それは、やるべきことを、やるべきときに、やるべき方法で、滞りなく実行するための手段です。
さらに言えば、そうすることで「やりたいこと」に使える時間を増やすためです。
「やるべきこと」と「やりたいこと」
『「ひとり会議」の教科書』という本に次のようなくだりがあります。
あたまではわかっていてもできないことがある。
苦痛をともなうものは避け、快楽を求めてしまう。じゃあ自分は一体なにがやりたかったんだろう?
子どものころは「やりたいこと」しかなかった。
大人になるほどに「やるべきこと」ばかり増えてくる。
そしてある日「あなたのやりたいことはなに?」
と聞かれると、うまく答えられない。本当は、あなたは、なにをやりたかったんでしょうか?
放っておくと、「やりたいこと」の上に「やるべきこと」がどんどん降り積もってきて、なかなか「やりたいこと」に手が届かなくなります。
この状況を打破して「やりたいこと」に着手するには、
- 1.自分が現在抱えている「やるべきこと」を把握し、
- 2.それらを「やれること」と「やれないこと」に分け、
- 3.「やれないこと」はいったん脇にどけて、
- 4.「やれること」を片づけて、
- 5.「やりたいこと」に全力投球する
という5つのステップが必要でしょう。
このうち1~3までが「レビュー」ということになります(4と5が「実行」)。
やりたいことだけしかやれなかったとしたら?
「やるべきこと」がまったくなかったら、すべての時間を「やりたいこと」に注ぎ込むことができるのに──。
こんな風に考えると、少しワクワクしてきます。
ところが、すべての時間を「やりたいこと」に注ぎ込むことは難しい、というより不可能です。
いくらカレーが好きだからといって、毎日毎食ひたすらカレーだけを食べ続けるのが難しいのに似ています。
「やりたいこと」だけをやり続けるのは最初は良くても、いずれ苦しくなるのです。やり続けられたとしても、熱が冷める、雑になる、ペースが落ちる、といった“劣化”は避けられないでしょう。
これを防ぐためには、自分の可処分時間における「やりたいこと」にかける時間の最適な割合を見つけて、これを守ることです。
まとめ
冒頭で、レビューについて「一定頻度で自らの活動(記録)をふり返り、そこから意味のある何かを引き出し、今後に活かす」と書きました。
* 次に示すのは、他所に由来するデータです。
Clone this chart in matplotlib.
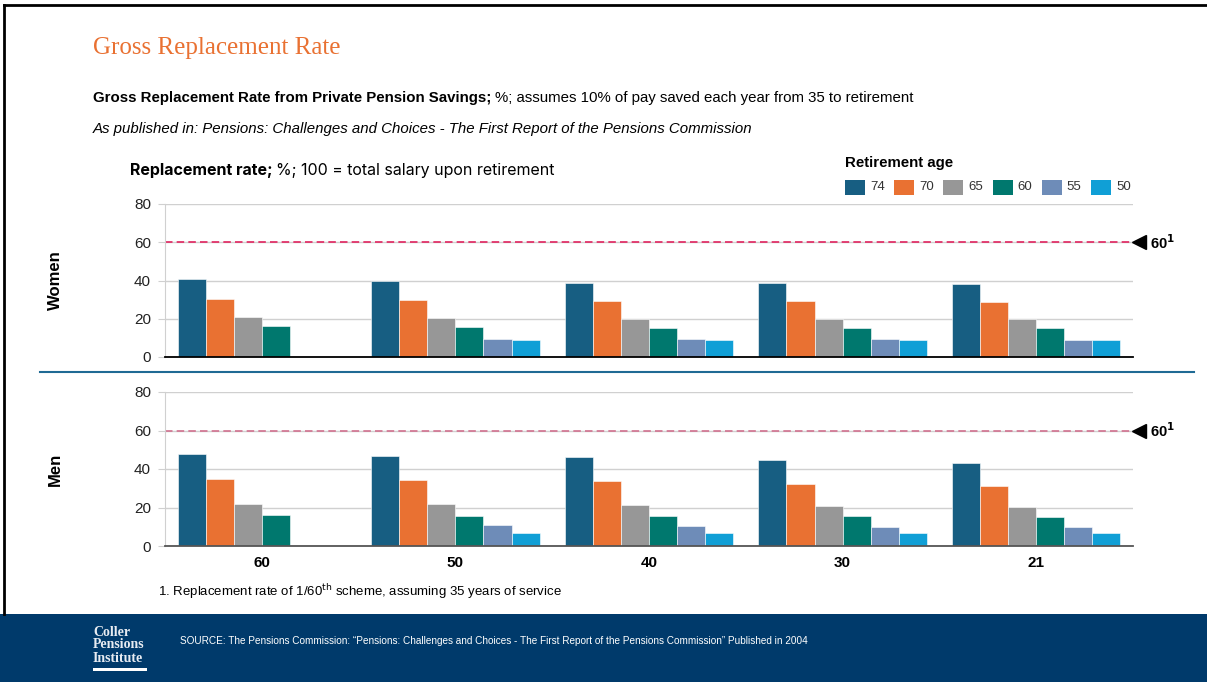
import matplotlib
matplotlib.use("Agg")
import matplotlib.pyplot as plt
import numpy as np
from matplotlib.lines import Line2D
from matplotlib.patches import Rectangle

# ── Data ─────────────────────────────────────────────────
start_ages = ["60", "50", "40", "30", "21"]
retire_ages = ["74", "70", "65", "60", "55", "50"]
colors = ["#175E82", "#E97132", "#979797", "#00786E", "#6E8CB8", "#109FD6"]

# replacement rate by retirement age (rows) for each starting age (cols)
women = [
    [41.0, 40.0, 38.8, 38.8, 38.3],
    [30.3, 29.9, 29.2, 29.2, 28.6],
    [20.8, 20.3, 19.8, 19.8, 19.8],
    [16.0, 15.6, 15.4, 15.2, 15.0],
    [np.nan, 9.6, 9.6, 9.6, 8.7],
    [np.nan, 8.7, 8.7, 8.7, 8.7],
]
men = [
    [47.8, 47.0, 46.1, 44.5, 43.0],
    [35.0, 34.1, 33.6, 32.0, 31.1],
    [21.9, 21.6, 21.2, 20.7, 20.2],
    [16.0, 15.8, 15.5, 15.5, 15.3],
    [np.nan, 11.0, 10.6, 9.9, 9.9],
    [np.nan, 7.0, 7.0, 7.0, 7.0],
]
db_benchmark = 60

W, H = 1207, 682
fig = plt.figure(figsize=(W / 100, H / 100), dpi=100, facecolor="white")


def px_axes(x0, y0, x1, y1):
    """Axes from pixel box (top-left origin)."""
    return fig.add_axes([x0 / W, 1 - y1 / H, (x1 - x0) / W, (y1 - y0) / H])


def px_text(x, y, s, **kw):
    return fig.text(x / W, 1 - y / H, s, **kw)


def run_after(t, y, s, gap=4, **kw):
    """Place text right after another text artist on the same line."""
    fig.canvas.draw()
    bb = t.get_window_extent()
    return px_text(bb.x1 + gap, y, s, **kw)


# ── Slide frame / footer ─────────────────────────────────
fig.add_artist(Line2D([4 / W, 4 / W], [1 - 5 / H, 1 - 614 / H], color="black", lw=2))
fig.add_artist(Line2D([4 / W, 1207 / W], [1 - 5 / H, 1 - 5 / H], color="black", lw=2))
fig.add_artist(Rectangle((0, 0), 1, (H - 614) / H, transform=fig.transFigure,
                         facecolor="#003A6B", edgecolor="none"))

# ── Headings ─────────────────────────────────────────────
px_text(93, 48, "Gross Replacement Rate", fontsize=18, color="#E97132",
        family="Liberation Serif", va="center")
t = px_text(93, 98, "Gross Replacement Rate from Private Pension Savings;",
            fontsize=10.8, fontweight="bold", family="Liberation Sans", va="center")
run_after(t, 98, "%; assumes 10% of pay saved each year from 35 to retirement",
          fontsize=10.8, family="Liberation Sans", va="center")
px_text(93, 129, "As published in: Pensions: Challenges and Choices - The First Report of the Pensions Commission",
        fontsize=10.8, style="italic", family="Liberation Sans", va="center")

t = px_text(130, 170, "Replacement rate;", fontsize=11.5, fontweight="bold",
            family="Inter", va="center")
run_after(t, 170, "%; 100 = total salary upon retirement", fontsize=11.5,
          family="Inter", va="center")

# ── Legend ───────────────────────────────────────────────
px_text(845, 163, "Retirement age", fontsize=10.8, fontweight="bold",
        family="Liberation Sans", va="center")
for i, (lab, c) in enumerate(zip(retire_ages, colors)):
    x = 845 + i * 49.2
    fig.add_artist(Rectangle((x / W, 1 - 195 / H), 20 / W, 15 / H,
                             transform=fig.transFigure, facecolor=c, edgecolor="none"))
    px_text(x + 25, 187.5, lab, fontsize=9.5, family="Liberation Sans",
            color="#333333", va="center")

# ── Panels ───────────────────────────────────────────────
n_grp = len(start_ages)
n_bar = len(retire_ages)
bw = 0.145
offsets = (np.arange(n_bar) - (n_bar - 1) / 2) * bw
xpos = np.arange(n_grp)


def draw_panel(ax, values, label, ref_color, base_color, show_x):
    for j in range(n_bar):
        ax.bar(xpos + offsets[j], values[j], width=bw, color=colors[j],
               edgecolor="white", linewidth=0.4, zorder=3)
    ax.set_xlim(-0.5, n_grp - 0.5)
    ax.set_ylim(0, 80)
    ax.set_yticks([0, 20, 40, 60, 80])
    ax.yaxis.grid(True, color="#D0D0D0", linewidth=1.0, zorder=0)
    ax.set_axisbelow(True)
    for s in ("top", "right"):
        ax.spines[s].set_visible(False)
    ax.spines["left"].set_color("#D0D0D0")
    ax.spines["bottom"].set_color(base_color)
    ax.spines["bottom"].set_linewidth(1.3)
    ax.spines["bottom"].set_zorder(4)
    ax.tick_params(axis="y", length=5, color="#D0D0D0", labelsize=11,
                   labelcolor="#222222", pad=5)
    for tl in ax.get_yticklabels():
        tl.set_family("Liberation Sans")
    ax.axhline(db_benchmark, color=ref_color, lw=1.2, ls=(0, (4.5, 2.5)), zorder=2)
    if show_x:
        ax.set_xticks(xpos)
        ax.set_xticklabels(start_ages, fontsize=11, fontweight="bold",
                           family="Liberation Sans")
        ax.tick_params(axis="x", length=0, pad=7)
    else:
        ax.set_xticks([])
    ax.text(-0.113, 0.5, label, transform=ax.transAxes, rotation=90,
            fontsize=12, fontweight="bold", family="Liberation Sans",
            ha="center", va="center")
    # benchmark marker on the right
    ax.plot([1.0065], [db_benchmark], marker="<", markersize=10, color="black",
            transform=ax.get_yaxis_transform(), clip_on=False)
    ax.text(1.0175, db_benchmark, "60$^{\\mathbf{1}}$", transform=ax.get_yaxis_transform(),
            fontsize=10.5, fontweight="bold", family="Liberation Sans",
            va="center", ha="left")


ax_w = px_axes(165, 204, 1133, 357)
draw_panel(ax_w, women, "Women", "#E0245E", "black", False)
ax_m = px_axes(165, 392, 1133, 546)
draw_panel(ax_m, men, "Men", "#D0708E", "#555555", True)

# separator between the panels
fig.add_artist(Line2D([40 / W, 1194 / W], [1 - 372 / H, 1 - 372 / H],
                      color="#1F6A94", lw=1.5))

# ── Footnote / source ────────────────────────────────────
px_text(158, 592, "1. Replacement rate of 1/60$^{\\mathrm{th}}$ scheme, assuming 35 years of service",
        fontsize=9.5, family="Liberation Sans", va="center")
px_text(93, 645, "Coller\nPensions\nInstitute", fontsize=10, color="#E8ECF2",
        family="Liberation Serif", fontweight="bold", va="center", linespacing=1.0)
fig.add_artist(Rectangle((93 / W, 1 - 671 / H), 54 / W, 3 / H,
                         transform=fig.transFigure, facecolor="white", edgecolor="none"))
px_text(180, 641, "SOURCE: The Pensions Commission: \u201cPensions: Challenges and Choices - "
        "The First Report of the Pensions Commission\u201d Published in 2004",
        fontsize=7.2, color="white", family="Liberation Sans", va="center")

fig.savefig("out.png", dpi=100, facecolor="white")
ここで言う「意味のある何か」とは、一言でいえば最適な時間配分ということになります。
時間配分だけでなく、時間帯も重要です。
何をどの時間帯にどれだけの時間取り組むのか。これが明確になっていれば、朝起きてから夜寝るまでの間にどの順番で何をすれば良いかで迷うことが少なくなり、限られた時間を最大限に活用することができるでしょう。
以上をまとめると・・・、
レビューとは、
- 時間の使い方を改めるために行なうものである
- その先には「やりたいこと」に使える時間を増やすという目的がある
レビューをすることで、
- 「やるべきこと」がわかる
- やらなくても良いことがわかる
- 代わりに「やりたいこと」に使える時間が増える
- 「やるべきこと」と「やりたいこと」のバランスを見直すことができる
参考文献:
紹介されている以下のようなワークに実際に取り組むことで、本当に10分で「ひとり会議」を行うことができ、成果も得られます。「ひとり会議」とは、今回の記事でいうところの「レビュー」に当たります。
- 1.To Doリストを眺める。
- 2.そこから「緊急じゃないが、重要」なことをピックアップする。
- 3.そのことを優先して、スケジュール帳に入れてみる。
- 4.さらに「緊急だけど、重要じゃないこと」をピックアップする。
- 5.そのことを、身の回りにいる誰かに頼んでみる。
こういったワークがたくさん載っているので、「これは」と思ったものに実際に取り組んでみることをおすすめします。
その意味では本書は読むための本ではなく使うための本といえます。
レビューのレシピ集だからです。